Defending your pro-life views in 5 minutes or less

In just five minutes, a Christian can argue against elective abortion in a way that is both convincing and gracious.

That is the contention of Scott Klusendorf, president of the Life Training Institute in Colorado Springs, Colo., as he summarizes how to do it in an article entitled “How to Defend Your Pro-Life Views in 5 Minutes or Less.”

The first step to arguing against abortion is to clarify the issue, according to Klusendorf.
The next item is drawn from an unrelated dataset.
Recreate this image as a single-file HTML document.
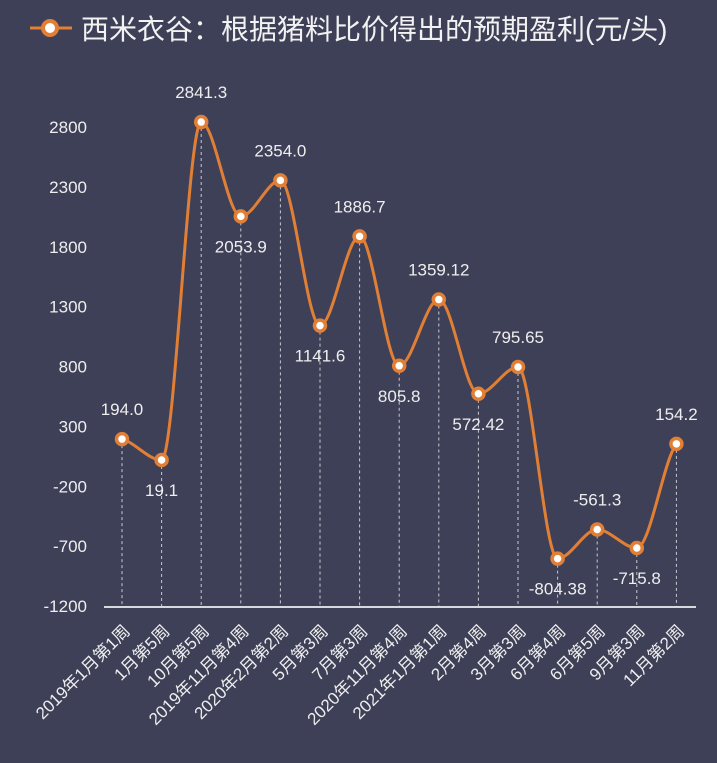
<!DOCTYPE html>
<html><head><meta charset="utf-8"><style>
html,body{margin:0;padding:0;background:#3e4057;}
svg{display:block;font-family:"Liberation Sans","Noto Sans CJK SC",sans-serif;}
</style></head><body>
<svg id="s" width="717" height="763" xmlns="http://www.w3.org/2000/svg">
<rect width="717" height="763" fill="#3e4057"/>
<line x1="30" y1="28" x2="72" y2="28" stroke="#e07f35" stroke-width="3"/>
<circle cx="50" cy="28" r="7" fill="#fff" stroke="#e07f35" stroke-width="4"/>
<text x="81" y="39" font-size="28" fill="#f2f2f2">西米衣谷：根据猪料比价得出的预期盈利(元/头)</text>
<g id="g"></g>
</svg>
<script>
var vals=[194.0,19.1,2841.3,2053.9,2354.0,1141.6,1886.7,805.8,1359.12,572.42,795.65,-804.38,-561.3,-715.8,154.2];
var labs=["194.0","19.1","2841.3","2053.9","2354.0","1141.6","1886.7","805.8","1359.12","572.42","795.65","-804.38","-561.3","-715.8","154.2"];
var up=[1,0,1,0,1,0,1,0,1,0,1,0,1,0,1];
var cats=["2019年1月第1周","1月第5周","10月第5周","2019年11月第4周","2020年2月第2周","5月第3周","7月第3周","2020年11月第4周","2021年1月第1周","2月第4周","3月第3周","6月第4周","6月第5周","9月第3周","11月第2周"];
function Y(v){return 606-(v+1200)*0.11975;}
function X(i){return 122+i*39.6;}
var h='';
for(var t=-1200;t<=2800;t+=500){h+='<text x="87" y="'+(Y(t)+6)+'" font-size="17" fill="#eee" text-anchor="end">'+t+'</text>';}
h+='<line x1="104" y1="607" x2="696" y2="607" stroke="#d8d8e0" stroke-width="2"/>';
var P=vals.map(function(v,i){return [X(i),Y(v)];});
for(var i=0;i<P.length;i++){
 h+='<line x1="'+P[i][0]+'" y1="'+P[i][1]+'" x2="'+P[i][0]+'" y2="606" stroke="#c8c8d2" stroke-width="1" stroke-dasharray="3,3"/>';
}
// monotone-ish: slope zero at local extrema
var m=P.map(function(p,i){
 if(i==0) return (P[1][1]-P[0][1])/(P[1][0]-P[0][0])*0.5;
 if(i==P.length-1) return (P[i][1]-P[i-1][1])/(P[i][0]-P[i-1][0])*0.5;
 var a=(P[i][1]-P[i-1][1]),b=(P[i+1][1]-P[i][1]);
 if(a*b<=0) return 0;
 return (a+b)/2/39.6;
});
var d='M'+P[0][0]+','+P[0][1];
for(var i=0;i<P.length-1;i++){
 var dx=(P[i+1][0]-P[i][0])/3;
 d+=' C'+(P[i][0]+dx)+','+(P[i][1]+m[i]*dx)+' '+(P[i+1][0]-dx)+','+(P[i+1][1]-m[i+1]*dx)+' '+P[i+1][0]+','+P[i+1][1];
}
h+='<path d="'+d+'" fill="none" stroke="#e07f35" stroke-width="3"/>';
for(var i=0;i<P.length;i++){
 h+='<circle cx="'+P[i][0]+'" cy="'+P[i][1]+'" r="5.5" fill="#fff" stroke="#e07f35" stroke-width="3.5"/>';
 var ly=up[i]?P[i][1]-24:P[i][1]+36;
 h+='<text x="'+P[i][0]+'" y="'+ly+'" font-size="17" fill="#eee" text-anchor="middle">'+labs[i]+'</text>';
 h+='<text transform="translate('+(P[i][0]+9)+',632) rotate(-45)" font-size="17" fill="#eee" text-anchor="end">'+cats[i]+'</text>';
}
document.getElementById('g').innerHTML=h;
</script>
</body></html>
“Pro-life advocates contend that elective abortion takes the life of a defenseless human being,” he writes. “This simplifies the abortion controversy by focusing public attention on just one question: Is the unborn a member of the human family? If so, killing him or her to benefit others is a serious moral wrong. ? Conversely, if the unborn are not human, killing them for any reason requires no more justification than having a tooth pulled.”

Arguments based on “choice” or “privacy” are irrelevant when the issue is framed correctly, he argues, because such excuses would never count as justifications for killing people that are universally agreed to be humans.
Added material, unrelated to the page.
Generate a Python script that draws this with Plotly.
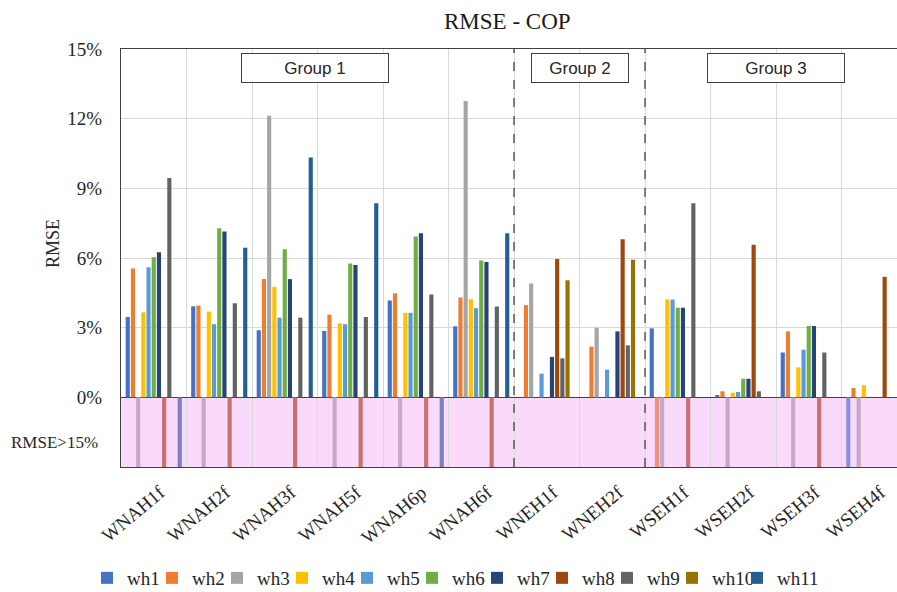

After clarifying the issue, a Christian should defend the pro-life position with science and philosophy, Klusendorf writes.

Scientifically, leading embryology textbooks confirm that from the earliest stages of development, “the unborn are distinct, living, and whole human beings,” he writes, adding that even former Planned Parenthood President Alan Guttmacher, prior to his abortion advocacy, was perplexed that anyone would consider an unborn child less than fully human.

Philosophically, there is no morally significant difference between an embryo and a person outside the womb, Klusendorf argues. He uses the acronym SLED to note the differences between an embryo and an adult: Size, Level of development, Environment and Degree of dependency.

None of those differences, Klusendorf says, justify killing an unborn child.

He concludes that pro-lifers must challenge their opponents to be intellectually honest.

“Remind your critics that if we care about truth, we will courageously follow the facts wherever they lead, no matter what the cost to our own self-interests.”